## Begin

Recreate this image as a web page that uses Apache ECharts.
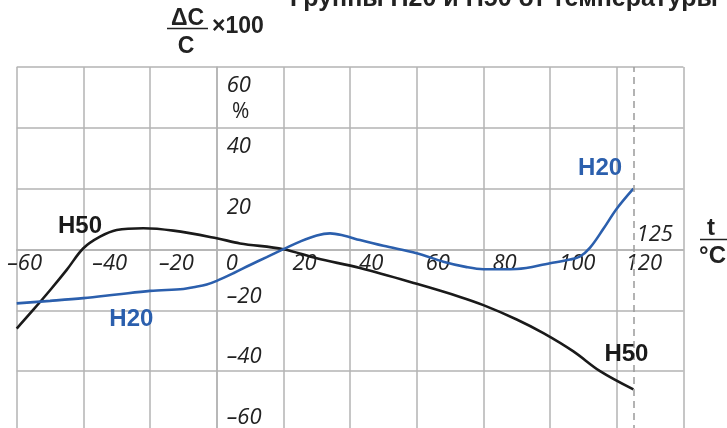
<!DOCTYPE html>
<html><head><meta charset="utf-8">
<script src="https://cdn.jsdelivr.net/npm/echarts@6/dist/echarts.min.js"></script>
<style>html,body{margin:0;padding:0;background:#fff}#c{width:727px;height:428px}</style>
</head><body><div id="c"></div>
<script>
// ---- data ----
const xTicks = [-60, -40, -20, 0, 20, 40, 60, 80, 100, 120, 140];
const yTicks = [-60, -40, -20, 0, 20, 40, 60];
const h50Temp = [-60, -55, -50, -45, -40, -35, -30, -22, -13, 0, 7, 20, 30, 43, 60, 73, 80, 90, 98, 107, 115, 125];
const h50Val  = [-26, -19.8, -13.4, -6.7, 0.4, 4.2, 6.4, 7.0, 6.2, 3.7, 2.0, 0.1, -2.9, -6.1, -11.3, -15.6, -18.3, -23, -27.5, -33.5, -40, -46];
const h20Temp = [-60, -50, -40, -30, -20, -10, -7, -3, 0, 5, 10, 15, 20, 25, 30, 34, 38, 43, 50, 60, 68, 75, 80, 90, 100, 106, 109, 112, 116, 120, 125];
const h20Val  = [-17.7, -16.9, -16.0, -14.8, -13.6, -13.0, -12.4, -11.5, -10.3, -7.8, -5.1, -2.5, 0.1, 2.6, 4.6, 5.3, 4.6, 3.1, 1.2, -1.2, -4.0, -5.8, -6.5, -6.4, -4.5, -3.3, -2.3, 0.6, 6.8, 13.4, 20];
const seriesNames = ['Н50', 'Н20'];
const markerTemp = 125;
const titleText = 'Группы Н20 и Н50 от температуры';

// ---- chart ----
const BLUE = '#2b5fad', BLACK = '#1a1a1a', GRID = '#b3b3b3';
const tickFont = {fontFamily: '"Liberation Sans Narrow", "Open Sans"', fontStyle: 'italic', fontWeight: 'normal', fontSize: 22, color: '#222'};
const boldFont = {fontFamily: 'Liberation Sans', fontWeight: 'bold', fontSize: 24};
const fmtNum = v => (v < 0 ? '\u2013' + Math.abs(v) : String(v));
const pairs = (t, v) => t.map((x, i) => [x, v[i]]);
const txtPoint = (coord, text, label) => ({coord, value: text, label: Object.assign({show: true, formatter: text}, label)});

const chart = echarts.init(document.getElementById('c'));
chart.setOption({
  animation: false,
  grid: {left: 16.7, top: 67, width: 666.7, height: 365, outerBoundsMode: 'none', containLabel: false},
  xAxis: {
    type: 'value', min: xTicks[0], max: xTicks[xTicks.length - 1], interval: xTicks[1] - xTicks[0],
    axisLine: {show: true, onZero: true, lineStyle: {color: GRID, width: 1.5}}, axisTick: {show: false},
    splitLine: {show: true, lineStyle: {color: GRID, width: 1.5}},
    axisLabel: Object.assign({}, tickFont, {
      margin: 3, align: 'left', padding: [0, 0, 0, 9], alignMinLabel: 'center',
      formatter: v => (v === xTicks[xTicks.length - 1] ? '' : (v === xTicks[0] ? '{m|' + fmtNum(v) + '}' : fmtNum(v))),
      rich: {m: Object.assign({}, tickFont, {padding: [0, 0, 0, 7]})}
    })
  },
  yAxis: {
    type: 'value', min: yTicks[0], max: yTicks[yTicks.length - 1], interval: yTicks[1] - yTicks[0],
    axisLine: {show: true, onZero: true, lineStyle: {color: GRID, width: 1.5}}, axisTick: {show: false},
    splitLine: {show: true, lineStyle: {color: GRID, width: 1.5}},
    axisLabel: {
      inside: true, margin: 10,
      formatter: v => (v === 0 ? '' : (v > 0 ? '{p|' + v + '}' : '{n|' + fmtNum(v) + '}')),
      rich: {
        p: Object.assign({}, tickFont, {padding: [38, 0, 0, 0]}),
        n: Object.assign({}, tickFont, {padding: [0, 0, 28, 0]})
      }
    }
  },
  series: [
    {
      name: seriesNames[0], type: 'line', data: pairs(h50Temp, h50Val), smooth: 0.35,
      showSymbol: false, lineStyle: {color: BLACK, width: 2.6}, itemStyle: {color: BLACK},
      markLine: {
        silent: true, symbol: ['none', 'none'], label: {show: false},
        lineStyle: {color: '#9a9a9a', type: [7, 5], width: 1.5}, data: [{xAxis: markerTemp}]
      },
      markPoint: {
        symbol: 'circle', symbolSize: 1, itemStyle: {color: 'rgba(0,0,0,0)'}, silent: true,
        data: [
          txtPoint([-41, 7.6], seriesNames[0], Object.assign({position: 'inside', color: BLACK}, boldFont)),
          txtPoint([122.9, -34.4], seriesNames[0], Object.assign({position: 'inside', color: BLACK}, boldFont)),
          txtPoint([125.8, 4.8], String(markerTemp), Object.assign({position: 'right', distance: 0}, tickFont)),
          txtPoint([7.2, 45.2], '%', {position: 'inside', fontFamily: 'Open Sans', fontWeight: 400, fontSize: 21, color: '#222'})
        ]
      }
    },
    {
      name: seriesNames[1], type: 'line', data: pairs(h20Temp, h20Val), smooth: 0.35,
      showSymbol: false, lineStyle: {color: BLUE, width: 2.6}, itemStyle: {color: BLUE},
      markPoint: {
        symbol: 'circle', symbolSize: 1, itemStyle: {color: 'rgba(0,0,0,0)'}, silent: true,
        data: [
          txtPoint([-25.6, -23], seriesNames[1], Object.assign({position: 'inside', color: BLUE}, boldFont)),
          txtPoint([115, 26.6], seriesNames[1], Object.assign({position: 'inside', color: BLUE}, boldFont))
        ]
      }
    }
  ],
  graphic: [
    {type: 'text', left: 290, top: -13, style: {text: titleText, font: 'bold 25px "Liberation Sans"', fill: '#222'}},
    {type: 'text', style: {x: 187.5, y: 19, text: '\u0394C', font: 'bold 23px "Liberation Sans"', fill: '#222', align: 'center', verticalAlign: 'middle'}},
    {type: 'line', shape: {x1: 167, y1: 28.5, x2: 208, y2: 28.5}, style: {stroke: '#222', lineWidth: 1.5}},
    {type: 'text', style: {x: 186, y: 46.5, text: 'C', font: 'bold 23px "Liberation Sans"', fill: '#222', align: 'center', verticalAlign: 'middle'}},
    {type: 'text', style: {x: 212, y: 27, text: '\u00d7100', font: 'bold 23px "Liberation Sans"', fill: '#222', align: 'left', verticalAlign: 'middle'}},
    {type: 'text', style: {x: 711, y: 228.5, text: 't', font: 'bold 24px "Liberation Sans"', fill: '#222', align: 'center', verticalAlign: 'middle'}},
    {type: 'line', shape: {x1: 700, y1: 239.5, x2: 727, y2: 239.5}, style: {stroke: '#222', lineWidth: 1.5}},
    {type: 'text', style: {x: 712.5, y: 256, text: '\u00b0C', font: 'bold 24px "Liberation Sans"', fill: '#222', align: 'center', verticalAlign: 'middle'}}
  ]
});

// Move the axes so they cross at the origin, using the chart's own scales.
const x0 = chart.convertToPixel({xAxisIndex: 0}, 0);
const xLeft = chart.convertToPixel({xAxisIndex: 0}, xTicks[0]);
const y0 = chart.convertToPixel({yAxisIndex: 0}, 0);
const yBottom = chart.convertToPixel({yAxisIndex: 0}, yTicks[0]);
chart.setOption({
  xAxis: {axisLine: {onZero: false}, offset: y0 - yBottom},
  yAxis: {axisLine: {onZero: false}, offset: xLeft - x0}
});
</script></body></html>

## End
## Begin

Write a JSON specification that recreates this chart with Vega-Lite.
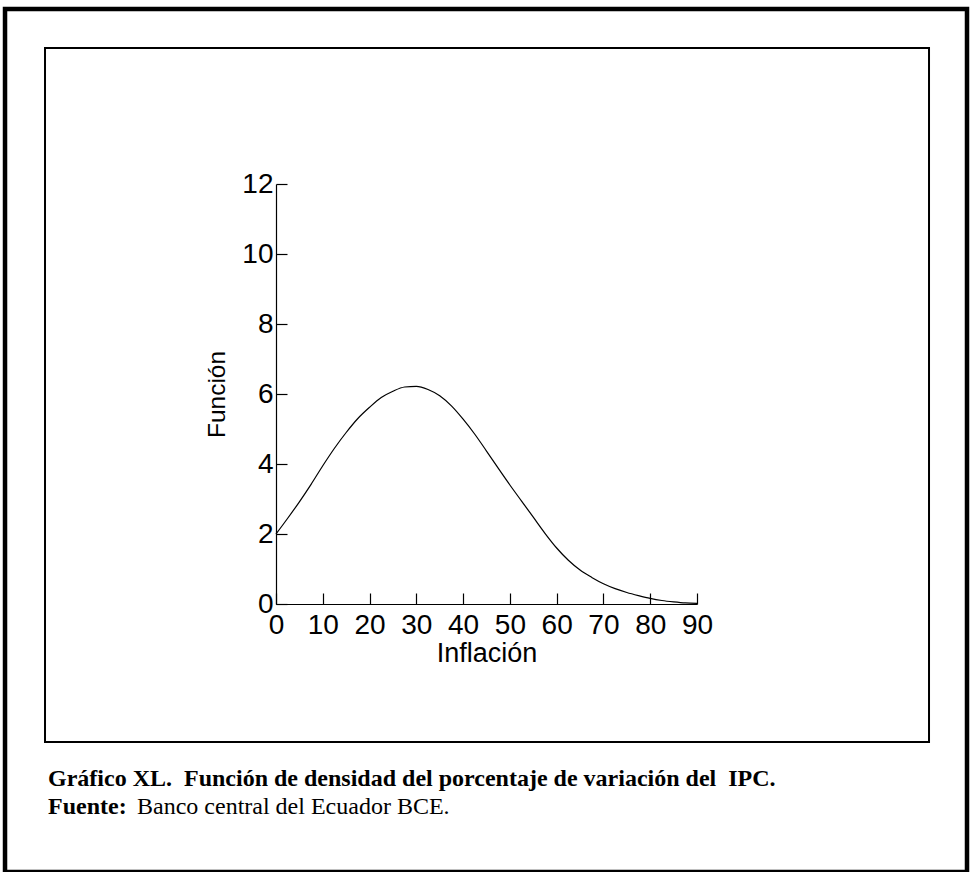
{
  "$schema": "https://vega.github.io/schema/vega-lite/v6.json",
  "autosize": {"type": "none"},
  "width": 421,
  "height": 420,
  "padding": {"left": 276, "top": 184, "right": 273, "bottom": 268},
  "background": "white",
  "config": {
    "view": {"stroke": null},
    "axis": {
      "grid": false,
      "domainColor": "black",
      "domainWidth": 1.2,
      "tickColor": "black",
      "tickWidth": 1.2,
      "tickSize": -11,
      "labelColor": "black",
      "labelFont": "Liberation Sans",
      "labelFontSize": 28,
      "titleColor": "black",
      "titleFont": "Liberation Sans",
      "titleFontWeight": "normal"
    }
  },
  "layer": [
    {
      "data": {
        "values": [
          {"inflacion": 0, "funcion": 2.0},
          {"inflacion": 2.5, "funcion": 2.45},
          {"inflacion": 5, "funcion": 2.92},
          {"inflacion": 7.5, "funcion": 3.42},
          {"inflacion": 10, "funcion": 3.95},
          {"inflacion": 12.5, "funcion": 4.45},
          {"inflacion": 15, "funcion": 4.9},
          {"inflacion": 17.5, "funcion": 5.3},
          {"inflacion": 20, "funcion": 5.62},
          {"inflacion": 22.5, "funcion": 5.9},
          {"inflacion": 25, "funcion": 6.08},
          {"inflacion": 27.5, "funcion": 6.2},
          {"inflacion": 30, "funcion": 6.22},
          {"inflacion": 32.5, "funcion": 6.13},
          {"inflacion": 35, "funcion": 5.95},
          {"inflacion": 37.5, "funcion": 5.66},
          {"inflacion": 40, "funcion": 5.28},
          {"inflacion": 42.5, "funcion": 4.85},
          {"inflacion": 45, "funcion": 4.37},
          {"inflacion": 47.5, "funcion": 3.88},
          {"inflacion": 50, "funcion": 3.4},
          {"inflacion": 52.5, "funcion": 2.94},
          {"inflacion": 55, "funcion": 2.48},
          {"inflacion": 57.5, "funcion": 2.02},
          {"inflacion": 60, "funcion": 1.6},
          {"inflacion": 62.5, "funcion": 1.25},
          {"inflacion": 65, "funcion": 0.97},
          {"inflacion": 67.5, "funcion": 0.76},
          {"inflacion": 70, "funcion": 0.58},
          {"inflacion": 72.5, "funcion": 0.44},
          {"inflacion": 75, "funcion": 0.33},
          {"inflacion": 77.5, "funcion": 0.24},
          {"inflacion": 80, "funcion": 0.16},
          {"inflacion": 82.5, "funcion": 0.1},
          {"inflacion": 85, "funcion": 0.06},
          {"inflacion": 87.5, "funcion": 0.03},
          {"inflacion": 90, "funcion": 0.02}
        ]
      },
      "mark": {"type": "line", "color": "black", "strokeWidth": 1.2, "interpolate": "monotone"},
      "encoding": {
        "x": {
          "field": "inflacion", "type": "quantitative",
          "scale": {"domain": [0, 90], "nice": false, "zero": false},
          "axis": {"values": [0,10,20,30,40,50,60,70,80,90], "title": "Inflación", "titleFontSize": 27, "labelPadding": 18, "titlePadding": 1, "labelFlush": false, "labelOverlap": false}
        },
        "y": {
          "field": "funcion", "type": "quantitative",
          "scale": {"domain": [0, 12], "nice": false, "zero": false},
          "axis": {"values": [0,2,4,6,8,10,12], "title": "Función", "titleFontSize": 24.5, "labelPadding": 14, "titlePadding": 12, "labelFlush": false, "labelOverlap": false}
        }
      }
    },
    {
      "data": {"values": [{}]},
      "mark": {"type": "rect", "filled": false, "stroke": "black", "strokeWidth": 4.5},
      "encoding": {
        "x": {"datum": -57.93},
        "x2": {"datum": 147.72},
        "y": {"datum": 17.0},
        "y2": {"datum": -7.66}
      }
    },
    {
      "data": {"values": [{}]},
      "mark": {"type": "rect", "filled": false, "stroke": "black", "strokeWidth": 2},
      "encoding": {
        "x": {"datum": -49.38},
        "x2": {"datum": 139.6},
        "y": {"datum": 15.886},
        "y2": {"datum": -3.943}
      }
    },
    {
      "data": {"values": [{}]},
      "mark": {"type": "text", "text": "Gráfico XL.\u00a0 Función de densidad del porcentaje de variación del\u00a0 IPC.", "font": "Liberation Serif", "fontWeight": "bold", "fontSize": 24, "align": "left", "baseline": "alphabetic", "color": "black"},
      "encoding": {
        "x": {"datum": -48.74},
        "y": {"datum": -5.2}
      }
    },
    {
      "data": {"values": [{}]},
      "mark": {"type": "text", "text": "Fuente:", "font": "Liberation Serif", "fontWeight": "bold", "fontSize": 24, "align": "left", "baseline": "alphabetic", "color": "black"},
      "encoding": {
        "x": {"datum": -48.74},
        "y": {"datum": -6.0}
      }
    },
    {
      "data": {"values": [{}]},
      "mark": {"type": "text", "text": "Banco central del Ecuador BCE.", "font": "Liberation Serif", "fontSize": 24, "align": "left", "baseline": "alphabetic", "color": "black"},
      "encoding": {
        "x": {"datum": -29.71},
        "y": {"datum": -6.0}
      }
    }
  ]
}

## End

Nothing but the lines from the one containing "Recreate this image" through the one containing "const titleText = 'Группы" should appear in your copy, exactly as written and without pictures.

Recreate this image as a web page that uses Apache ECharts.
<!DOCTYPE html>
<html><head><meta charset="utf-8">
<script src="https://cdn.jsdelivr.net/npm/echarts@6/dist/echarts.min.js"></script>
<style>html,body{margin:0;padding:0;background:#fff}#c{width:727px;height:428px}</style>
</head><body><div id="c"></div>
<script>
// ---- data ----
const xTicks = [-60, -40, -20, 0, 20, 40, 60, 80, 100, 120, 140];
const yTicks = [-60, -40, -20, 0, 20, 40, 60];
const h50Temp = [-60, -55, -50, -45, -40, -35, -30, -22, -13, 0, 7, 20, 30, 43, 60, 73, 80, 90, 98, 107, 115, 125];
const h50Val  = [-26, -19.8, -13.4, -6.7, 0.4, 4.2, 6.4, 7.0, 6.2, 3.7, 2.0, 0.1, -2.9, -6.1, -11.3, -15.6, -18.3, -23, -27.5, -33.5, -40, -46];
const h20Temp = [-60, -50, -40, -30, -20, -10, -7, -3, 0, 5, 10, 15, 20, 25, 30, 34, 38, 43, 50, 60, 68, 75, 80, 90, 100, 106, 109, 112, 116, 120, 125];
const h20Val  = [-17.7, -16.9, -16.0, -14.8, -13.6, -13.0, -12.4, -11.5, -10.3, -7.8, -5.1, -2.5, 0.1, 2.6, 4.6, 5.3, 4.6, 3.1, 1.2, -1.2, -4.0, -5.8, -6.5, -6.4, -4.5, -3.3, -2.3, 0.6, 6.8, 13.4, 20];
const seriesNames = ['Н50', 'Н20'];
const markerTemp = 125;
const titleText = 'Группы Н20 и Н50 от температуры';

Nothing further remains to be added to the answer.